3.2.11.3 Simplified Hydrodynamic Model

In a straight forward approach a simplified model can also be applied for hydrodynamic transport. The generation rates read:

$$G_n(T_n,{\it T}_\mathrm{L},n) = n \cdot A_n \cdot \exp \bigg(\frac{-B_n \cdot {\it E}_\mathrm{g}}{{\it k}_{\mathrm{B}}T_n}\bigg)$$ (3.79)

and:

$$G_p(T_p,{\it T}_\mathrm{L}, p) = p \cdot A_p \cdot \exp \bigg( \frac{-B_p \cdot {\it E}_\mathrm{g}}{{\it k}_{\mathrm{B}}T_p}\bigg)$$ (3.80)

Table 3.32: Impact ionization rates in bulk III-V semiconductors for the simplified impact ionization model.

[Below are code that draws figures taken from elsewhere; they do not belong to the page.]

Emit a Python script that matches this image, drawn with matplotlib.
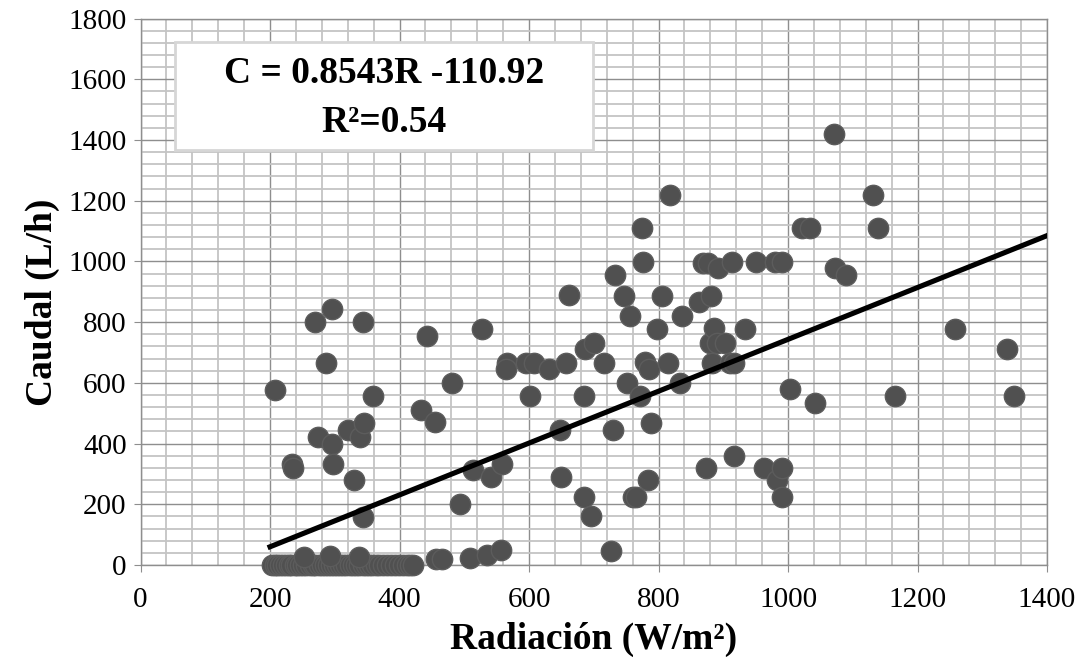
import matplotlib.pyplot as plt
from matplotlib.patches import Rectangle
from matplotlib.ticker import MultipleLocator

plt.rcParams['font.family'] = ['Liberation Serif', 'DejaVu Serif']

# Puntos con caudal cero (nube inferior)
rad_cero = [203, 207, 211, 216, 220, 224, 229, 233, 238, 242, 247, 251, 256, 261,
            266, 270, 275, 280, 285, 289, 294, 299, 303, 308, 313, 318, 323, 328,
            333, 338, 343, 348, 353, 358, 364, 369, 375, 381, 387, 393, 399, 405,
            411, 416, 421]
caudal_cero = [0] * len(rad_cero)

# Resto de mediciones: radiación (W/m²) y caudal (L/h)
radiacion = [252, 293, 337, 457, 465, 509, 535, 556, 727,
             207, 234, 235, 270, 274, 286, 295, 296, 298, 321, 330, 339, 344, 344, 345, 359,
             433, 443, 455, 481, 494, 513, 527, 541, 559, 566, 564, 596, 607, 602, 631,
             648, 649, 657, 661, 685, 686, 685, 696, 701, 716, 729, 733, 747, 751, 756,
             760, 765, 771, 774, 776, 779, 785, 784, 788, 797, 805, 815, 818, 833, 836,
             862, 868, 877, 873, 879, 881, 882, 885, 890, 892, 903, 910, 913, 916, 916,
             934, 951, 963, 980, 983, 990, 990, 990,
             1003, 1021, 1034, 1041, 1071, 1073, 1090, 1132, 1139, 1165, 1258, 1338, 1349]
caudal = [25, 28, 25, 21, 21, 24, 32, 50, 47,
          577, 332, 319, 800, 422, 665, 400, 843, 334, 445, 280, 423, 800, 157, 467, 557,
          511, 755, 470, 601, 201, 313, 778, 289, 333, 665, 645, 667, 667, 557, 646,
          445, 289, 667, 890, 557, 711, 225, 161, 732, 667, 445, 955, 886, 601, 820,
          225, 225, 557, 1109, 999, 668, 645, 280, 467, 777, 886, 667, 1219, 601, 820,
          868, 996, 996, 318, 732, 887, 667, 781, 732, 978, 732, 665, 998, 667, 360,
          779, 998, 318, 998, 280, 998, 318, 225,
          579, 1109, 1109, 535, 1420, 978, 955, 1219, 1109, 557, 777, 711, 557]

# Línea de tendencia C = 0.8543R - 110.92
pendiente = 0.8543
intercepto = -110.92
tendencia_x = [200, 1400]
tendencia_y = [pendiente * r + intercepto for r in tendencia_x]

fig = plt.figure(figsize=(10.86, 6.71), dpi=100)
ax = fig.add_axes([0.1294, 0.158, 0.8347, 0.8142])

ax.set_xlim(0, 1400)
ax.set_ylim(0, 1800)
ax.xaxis.set_major_locator(MultipleLocator(200))
ax.yaxis.set_major_locator(MultipleLocator(200))
ax.xaxis.set_minor_locator(MultipleLocator(40))
ax.yaxis.set_minor_locator(MultipleLocator(40))
ax.grid(which='minor', color='#c4c4c4', lw=1.3, zorder=0)
ax.grid(which='major', color='#8e8e8e', lw=1.0, zorder=0)
ax.set_axisbelow(True)

for s in ax.spines.values():
    s.set_color('#8e8e8e')
    s.set_linewidth(1.0)

ax.tick_params(which='major', direction='out', length=5, color='#8e8e8e',
               labelsize=21, pad=5)
ax.tick_params(which='minor', length=0)
ax.tick_params(axis='x', pad=11)

ax.scatter(rad_cero, caudal_cero, s=215, color='#505050', edgecolors='#5c5c5c',
           linewidths=1, zorder=3, clip_on=False)
ax.scatter(radiacion, caudal, s=215, color='#505050', edgecolors='#5c5c5c',
           linewidths=1, zorder=3, clip_on=False)
ax.plot(tendencia_x, tendencia_y, color='black', lw=3.7, zorder=4)

ax.set_xlabel('Radiación (W/m²)', fontsize=27, fontweight='bold', va='center')
ax.set_ylabel('Caudal (L/h)', fontsize=27, fontweight='bold', va='center')
ax.xaxis.set_label_coords(0.5, -0.137)
ax.yaxis.set_label_coords(-0.108, 0.48)

# Cuadro con la ecuación
fig.patches.append(Rectangle((0.1611, 0.7765), 0.385, 0.161, transform=fig.transFigure,
                             facecolor='white', edgecolor='#d6d6d6', lw=2, zorder=5))
fig.text(0.3536, 0.891, 'C = 0.8543R -110.92', fontsize=27, fontweight='bold',
         ha='center', va='center', zorder=6)
fig.text(0.3536, 0.8167, 'R²=0.54', fontsize=27, fontweight='bold',
         ha='center', va='center', zorder=6)

fig.savefig('out.png', dpi=100)
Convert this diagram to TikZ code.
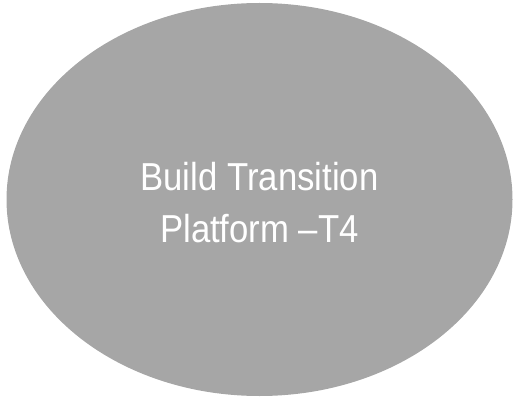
\documentclass[tikz,border=0pt]{standalone}
\usepackage{fontspec}
\usetikzlibrary{shapes.geometric}
\newfontfamily\narrowsans[FakeStretch=0.89]{Liberation Sans}
\definecolor{bubblegray}{HTML}{A6A6A6}
\tikzset{
  bubble/.style={ellipse, fill=bubblegray, draw=none, inner sep=0pt, outer sep=0pt,
    minimum width=506pt, minimum height=393pt},
  bubbletext/.style={text=white, align=center, inner sep=0pt,
    font=\narrowsans\fontsize{39pt}{52pt}\selectfont}
}
\begin{document}
\begin{tikzpicture}[x=1pt,y=1pt]
  \useasboundingbox (0,0) rectangle (514,397);
  \node[bubble] (platform) at (259.5,197.5) {};
  \node[bubbletext] (title) at (259.5,194.8) {Build Transition\\Platform –T4};
\end{tikzpicture}
\end{document}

Material	$A_n=A_p$	$B_n$	$B_p$
	[1/s]	-	-
GaAs	2.7e12	1.36	1.50
Al$_{0.2}$Ga$_{0.8}$As	5e12	1.29	1.37
In$_{0.25}$Ga$_{0.75}$As	6.5e12	1.38	1.56
In$_{0.53}$Ga$_{0.47}$As	9e12	1.38	1.66
In$_{0.52}$Al$_{0.48}$As	4.2e12	1.47	1.87

The parameter $B_i$ is used to obtain a similar threshold energy for the materials as given in the previous section as a function of band gap. This provides a kind of material dependent consistency. The model is numerically less complex than the previous one. Using the parameters $A_\nu$ as an effective fitting constant impact ionization can be included into the simulation: the parameters are derived either from a similar approach as in the previous section, or from the fitting of gate currents. Typical values for the extracted parameters are shown in Table 3.32.